The Australian dollar panned out as we expected. The downtrend from the October 12 high was successfully violated. Follow through buying lifted the Aussie to $0.7250, a target we had identified, which also coincides with the 61.8% of the downtrend and the upper Bollinger Band before the weekend. The weekly close was strong, suggesting scope for further upside. The next target is $0.7300. It probably takes a move above $0.7400 to be a catalyst for speculation that of lower rates.
Perhaps the most noteworthy observation about oil prices is that the downside momentum has broken. Prices of the front-month January crude contract fell from near $50 near the start of the month to about $41. It has gone broadly sideways over past week, ultimately rising about 1%. That the selling is abating may spur a near-term bounce. The first target is a little above $43, but there is near-term potential toward $44.25.
US 10-year Treasury yields were essentially unchanged in the week. The pullback from the November 9 peak near 2.375% appears to have ended a little below 2.23%. The 2.235% area corresponds to a 38.2% retracement objective of the increase in the yield since testing 2.0% in late-October. The 20-day moving average is found near 2.21%. The shallowness of the pullback suggest yields that the underlying trend is still toward higher yields.

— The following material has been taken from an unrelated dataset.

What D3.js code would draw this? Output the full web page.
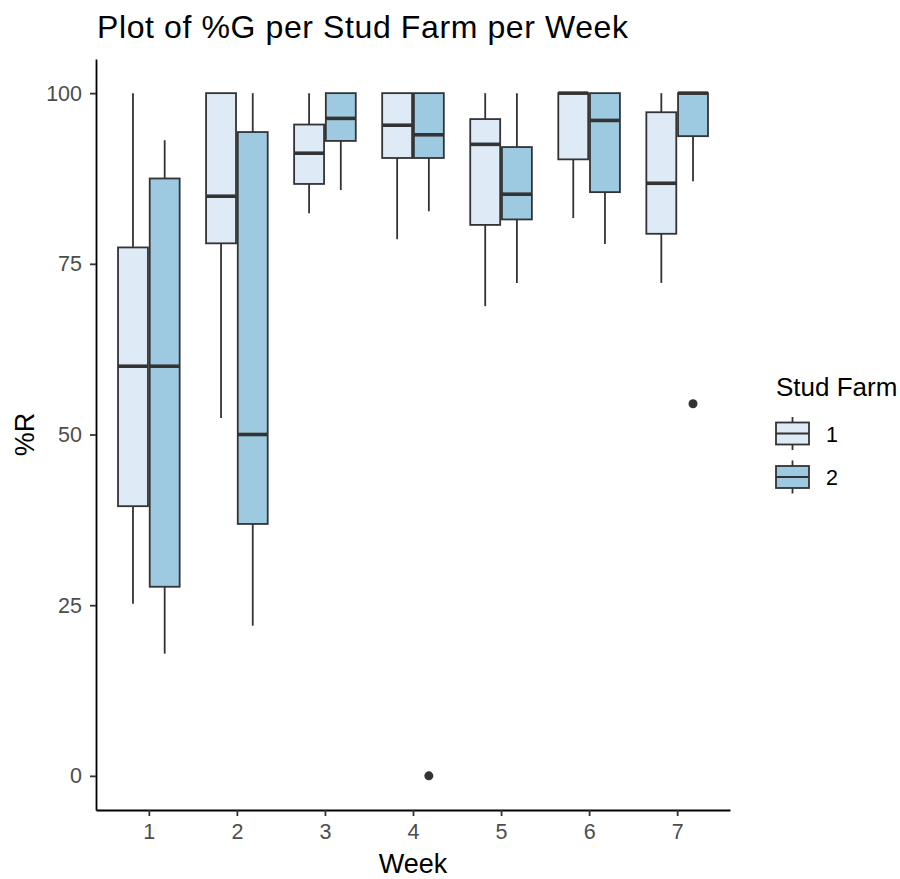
<!DOCTYPE html>
<html>
<head>
<meta charset="utf-8">
<script src="https://cdn.jsdelivr.net/npm/d3@7"></script>
<style>
  body { margin: 0; background: #fff; }
  svg { display: block; font-family: "Liberation Sans", Arial, sans-serif; }
</style>
</head>
<body>
<div id="chart"></div>
<script>
// values
const weeks = [1, 2, 3, 4, 5, 6, 7];
const farms = ["1", "2"];
const farmColors = ["#DEEBF7", "#9ECAE1"];
const yTicks = [0, 25, 50, 75, 100];

const farm1Lower  = [25.2, 52.4, 82.4, 78.6, 68.8, 81.7, 72.2];
const farm1Q1     = [39.5, 78.0, 86.7, 90.5, 80.7, 90.3, 79.4];
const farm1Median = [60.0, 84.9, 91.2, 95.3, 92.5, 100, 86.8];
const farm1Q3     = [77.4, 100, 95.4, 100, 96.2, 100, 97.2];
const farm1Upper  = [100, 100, 100, 100, 100, 100, 100];

const farm2Lower  = [17.9, 22.0, 85.8, 82.7, 72.2, 77.9, 87.1];
const farm2Q1     = [27.7, 36.9, 93.0, 90.5, 81.5, 85.5, 93.7];
const farm2Median = [60.0, 50.0, 96.3, 93.9, 85.2, 96.0, 100];
const farm2Q3     = [87.5, 94.3, 100, 100, 92.1, 100, 100];
const farm2Upper  = [93.1, 100, 100, 100, 100, 100, 100];

// outliers: [week, farm index, value]
const outliers = [[4, 1, 0], [7, 1, 54.5]];

const W = 900, H = 879;
const margin = { top: 59, left: 96, right: 170, bottom: 69 };

const svg = d3.select("#chart").append("svg")
  .attr("width", W)
  .attr("height", H);

const x = d3.scaleLinear().domain([0.4, 7.6]).range([margin.left, W - margin.right]);
const y = d3.scaleLinear().domain([-5, 105]).range([H - margin.bottom, margin.top]);

const dodge = 0.18;   // week units
const halfW = 0.17;
const lineCol = "#333333";
const lw = 1.8;

const stats = [
  { lower: farm1Lower, q1: farm1Q1, median: farm1Median, q3: farm1Q3, upper: farm1Upper },
  { lower: farm2Lower, q1: farm2Q1, median: farm2Median, q3: farm2Q3, upper: farm2Upper }
];

const boxes = [];
weeks.forEach((w, i) => {
  stats.forEach((s, f) => {
    boxes.push({
      week: w, farm: f,
      lower: s.lower[i], q1: s.q1[i], median: s.median[i], q3: s.q3[i], upper: s.upper[i]
    });
  });
});

const g = svg.append("g");

boxes.forEach(b => {
  const cx = b.week + (b.farm === 0 ? -dodge : dodge);
  const bg = g.append("g");

  bg.append("line")
    .attr("x1", x(cx)).attr("x2", x(cx))
    .attr("y1", y(b.upper)).attr("y2", y(b.q3))
    .attr("stroke", lineCol).attr("stroke-width", lw);
  bg.append("line")
    .attr("x1", x(cx)).attr("x2", x(cx))
    .attr("y1", y(b.q1)).attr("y2", y(b.lower))
    .attr("stroke", lineCol).attr("stroke-width", lw);

  bg.append("rect")
    .attr("x", x(cx - halfW))
    .attr("y", y(b.q3))
    .attr("width", x(cx + halfW) - x(cx - halfW))
    .attr("height", y(b.q1) - y(b.q3))
    .attr("fill", farmColors[b.farm])
    .attr("stroke", lineCol)
    .attr("stroke-width", lw);

  bg.append("line")
    .attr("x1", x(cx - halfW)).attr("x2", x(cx + halfW))
    .attr("y1", y(b.median)).attr("y2", y(b.median))
    .attr("stroke", lineCol).attr("stroke-width", 3.6);
});

g.selectAll("circle.outlier")
  .data(outliers)
  .join("circle")
    .attr("class", "outlier")
    .attr("cx", d => x(d[0] + (d[1] === 0 ? -dodge : dodge)))
    .attr("cy", d => y(d[2]))
    .attr("r", 4.5)
    .attr("fill", lineCol);

// axes
const xAxis = svg.append("g")
  .attr("transform", `translate(0, ${H - margin.bottom})`)
  .call(d3.axisBottom(x).tickValues(weeks).tickFormat(d3.format("d")).tickSize(6).tickSizeOuter(0).tickPadding(8));

const yAxis = svg.append("g")
  .attr("transform", `translate(${margin.left}, 0)`)
  .call(d3.axisLeft(y).tickValues(yTicks).tickSize(6).tickSizeOuter(0).tickPadding(8));

[xAxis, yAxis].forEach(a => {
  a.select(".domain").attr("stroke", "#000").attr("stroke-width", 1.8);
  a.selectAll(".tick line").attr("stroke", lineCol).attr("stroke-width", 1.8);
  a.selectAll(".tick text")
    .attr("fill", "#4D4D4D")
    .style("font-size", "21.5px")
    .style("font-family", "'Liberation Sans', Arial, sans-serif");
});

// titles
svg.append("text")
  .attr("x", 97)
  .attr("y", 38)
  .attr("textLength", 531)
  .attr("lengthAdjust", "spacing")
  .style("font-size", "32px")
  .attr("fill", "#000")
  .text("Plot of %G per Stud Farm per Week");

svg.append("text")
  .attr("x", x(4))
  .attr("y", 873)
  .attr("text-anchor", "middle")
  .style("font-size", "27px")
  .text("Week");

svg.append("text")
  .attr("transform", `translate(34, ${(y(-5) + y(105)) / 2}) rotate(-90)`)
  .attr("text-anchor", "middle")
  .style("font-size", "27px")
  .text("%R");

// legend
const legend = svg.append("g").attr("transform", "translate(776, 0)");

legend.append("text")
  .attr("x", 0)
  .attr("y", 396)
  .style("font-size", "26px")
  .text("Stud Farm");

const keys = legend.selectAll("g.key")
  .data(farms)
  .join("g")
    .attr("class", "key")
    .attr("transform", (d, i) => `translate(0, ${433.5 + i * 43.5})`);

keys.append("line")
  .attr("x1", 16.5).attr("x2", 16.5)
  .attr("y1", -16.5).attr("y2", 16.5)
  .attr("stroke", lineCol).attr("stroke-width", lw);

keys.append("rect")
  .attr("x", 0).attr("y", -11)
  .attr("width", 33).attr("height", 22)
  .attr("fill", (d, i) => farmColors[i])
  .attr("stroke", lineCol).attr("stroke-width", lw);

keys.append("line")
  .attr("x1", 0).attr("x2", 33)
  .attr("y1", 0).attr("y2", 0)
  .attr("stroke", lineCol).attr("stroke-width", lw);

keys.append("text")
  .attr("x", 50)
  .attr("y", 8)
  .style("font-size", "21.5px")
  .text(d => d);
</script>
</body>
</html>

The S&P 500 staged a key reversal on Monday, after having gapped lower on both November 12 and 13. Follow through buying lifted it about 3.45%, the largest weekly gain of the year. The gaps have been closed. Ahead of the weekend it remained above the 61.8% retracement of the losses since November 3 (~2079.40), which coincides with the 20-day moving average (~2078.70). The five-day average is poised to cross above the 20-day average early next week. The VIX is not at an extreme. It is slipping below 16%, compared with the recent low near 12.8%. The S&P enjoys good momentum last week and the technicals are constructive, even if the pre-weekend close was not inspiring.